Proses “berfotosintesis” dalam gerakan buruh sebenarnya sudah dapat kita temui sejak masa kolonial. Kemerdekaan yang dinikmati oleh semua orang saat ini adalah juga buah dari usaha kelompok buruh. Mereka pun mengorganisir diri dengan kelompok-kelompok proletariat lain di luar serikat, bahkan di level internasional. “Oesaha membikin merdikanja kelas boeroeh itoe menoentoet perhoebooengannja kekoeatan jang teratcer dari kaoem proletariaat. Kita perloe mempoenjai semoea pertjampoeran, oentoek melawan kapitaal dengan berhasil.”[8]
Gerakan buruh masa lalu juga peduli pada isu pengangguran yang menimpa bumiputra pada masa Depresi Besar meskipun mereka bukan anggota serikat.[9] Terlebih lagi, serikat-serikat tersebut bersatu bersama partai untuk melakukan reformasi politik, yaitu melalui Gabungan Politik Indonesia (GAPI)–yang membuat Kongres Rakyat Indonesia. Meskipun kekuatannya masih lemah, mereka bersama-sama melawan pemerintah kolonial (Ingleson, 2015)[10]
Salah satu cara berfotosintesis yang dapat dilakukan oleh serikat pekerja adalah dengan mengajak warga berpartisipasi untuk menyusun dan mencapai tujuan bersama. Hasil kajian saya terdahulu[11] menunjukkan bahwa buruh yang mengalami kesenjangan spasial di wilayah perkotaan–melalui segregasi dan gentrifikasi–perlu melakukan peningkatan sumber daya bersama komunitas lokal.
Kelompok buruh selama ini kurang mengintegrasikan diri dengan komunitas dalam memperjuangkan hak atas ruang. Jika serikat buruh bisa bersama-sama dengan komunitas lokal memperjuangkan hak atas ruang, mereka akan memiliki kekuatan yang lebih besar. Serikat pun dapat dirasakan manfaatnya oleh semua.
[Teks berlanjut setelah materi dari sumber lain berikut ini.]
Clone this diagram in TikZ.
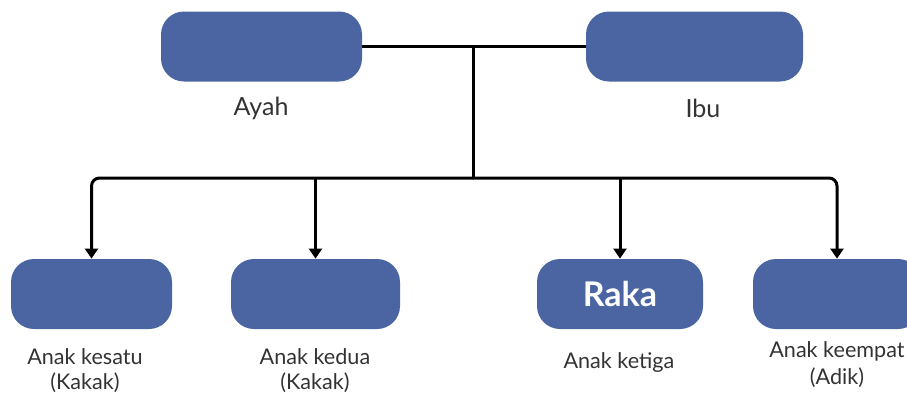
\documentclass[tikz,border=0pt]{standalone}
\usepackage{fontspec}
\setmainfont{Lato}
\usetikzlibrary{positioning,arrows.meta}
\definecolor{boxblue}{RGB}{74,101,161}
\definecolor{txtgray}{RGB}{51,51,51}
\tikzset{
	person/.style={fill=boxblue, rounded corners=11.5pt, minimum height=35pt, inner sep=0pt},
	lbl/.style={text=txtgray, font=\fontsize{10.8}{12.5}\selectfont, align=center},
	toplbl/.style={lbl, font=\fontsize{12.5}{15}\selectfont},
	link/.style={line width=1.5pt, black},
	down/.style={link, -{Triangle[width=6.5pt,length=5pt]}},
}
\begin{document}
\begin{tikzpicture}[x=0.5pt,y=-0.5pt]
	\useasboundingbox (0,0) rectangle (907,392);
	% orang tua
	\node[person, minimum width=100.5pt] (ayah) at (261.5,46.5) {};
	\node[person, minimum width=108.5pt] (ibu) at (694.5,46.5) {};
	\node[toplbl] (ayahlbl) at (261,108) {Ayah};
	\node[toplbl] (ibulbl) at (703,108) {Ibu};
	
	% anak
	\node[person, minimum width=80.5pt] (k1) at (91.5,294) {};
	\node[person, minimum width=84.5pt] (k2) at (315.5,294) {};
	\node[person, minimum width=83pt, text=white, font=\fontsize{17}{19}\selectfont\bfseries] (k3) at (620,294) {Raka};
	\node[person, minimum width=84pt] (k4) at (837,294) {};
	\node[lbl] (k1lbl) at (85,371) {Anak kesatu\\(Kakak)};
	\node[lbl] (k2lbl) at (315,371) {Anak kedua\\(Kakak)};
	\node[lbl] (k3lbl) at (619,363) {Anak ketiga};
	\node[lbl] (k4lbl) at (837,365) {Anak keempat\\[1pt](Adik)};
	
	\coordinate (mid) at (473,46.5);
	\coordinate (bus) at (473,178);
	\draw[link] (ayah.east) -- (ibu.west);
	\draw[link] (mid) -- (bus);
	\draw[down, rounded corners=4pt] (bus) -| (k1.north);
	\draw[down, rounded corners=4pt] (bus) -| (k4.north);
	\draw[down] (k2.north |- bus) -- (k2.north);
	\draw[down] (k3.north |- bus) -- (k3.north);
\end{tikzpicture}
\end{document}
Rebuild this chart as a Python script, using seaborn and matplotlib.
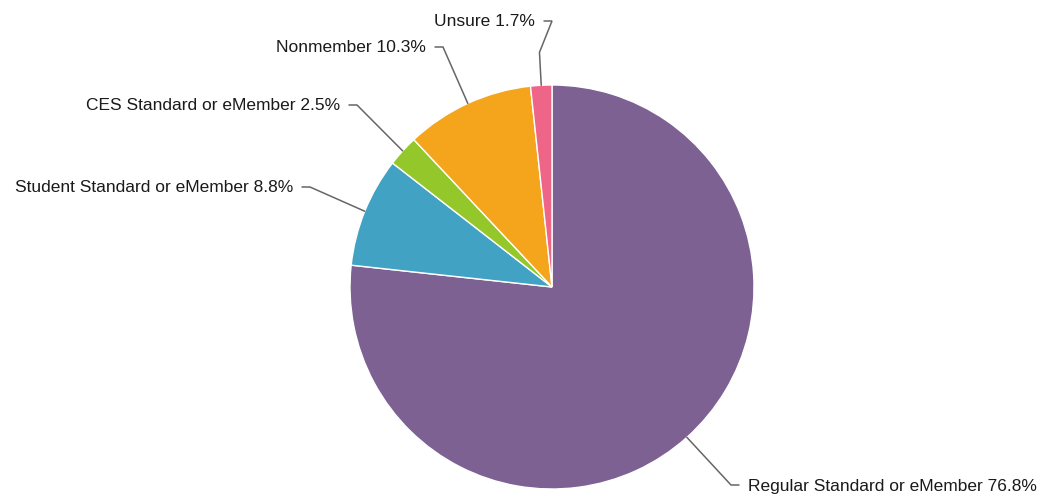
import numpy as np
import matplotlib
matplotlib.use('Agg')
import matplotlib.pyplot as plt
import seaborn as sns

# membership share data
categories = ['Regular Standard or eMember', 'Student Standard or eMember',
              'CES Standard or eMember', 'Nonmember', 'Unsure']
shares = [76.8, 8.8, 2.5, 10.3, 1.7]
colors = ['#7d6193', '#41a2c4', '#94c82a', '#f4a51c', '#ef6588']

sns.set_theme(style='white')
plt.rcParams['font.family'] = ['Liberation Sans', 'DejaVu Sans']

W, H = 1039, 495
fig = plt.figure(figsize=(W / 100, H / 100), dpi=100)
ax = fig.add_axes([0, 0, 1, 1])

cx, cy, r = 552, H - 287, 202
wedges, _ = ax.pie(shares, colors=sns.color_palette(colors), startangle=90,
                   counterclock=False, center=(cx, cy), radius=r,
                   wedgeprops=dict(edgecolor='white', linewidth=1.0), frame=True)
ax.set_xlim(0, W)
ax.set_ylim(0, H)
ax.set_aspect('equal')
ax.axis('off')

# label layout: elbow point (pixels from top-left), side, optional extra radius
elbows = [(731, 485, 1, None), (310, 187, -1, None), (357, 105, -1, None),
          (443, 47, -1, None), (552, 21, -1, 235)]

for w, name, val, (ex, ey, side, rmid) in zip(wedges, categories, shares, elbows):
    ang = np.deg2rad((w.theta1 + w.theta2) / 2)
    px, py = cx + r * np.cos(ang), cy + r * np.sin(ang)
    xs, ys = [px], [py]
    if rmid is not None:
        xs.append(cx + rmid * np.cos(ang))
        ys.append(cy + rmid * np.sin(ang))
    ey = H - ey
    xs += [ex, ex + side * 8]
    ys += [ey, ey]
    ax.plot(xs, ys, color='#666666', lw=1.1, solid_joinstyle='miter')
    ax.text(ex + side * 17, ey - 1, f'{name} {val}%', fontsize=12.5, color='#1a1a1a',
            ha='left' if side > 0 else 'right', va='center')

fig.savefig('out.png', dpi=100)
Model kebermanfaatan dan aktivitas serikat bersama komunitas lokal pernah dikaji oleh Bruce Nissen dan Rick Smith.[12] Mereka menggunakan studi kasus The People’s Budget Review, yaitu koalisi antara Florida Public Service Union (FPSU) dengan komunitas warga di St. Petersburg, Florida, yang memperjuangkan isu bersama yakni pengaturan anggaran perkotaan dan program prioritas.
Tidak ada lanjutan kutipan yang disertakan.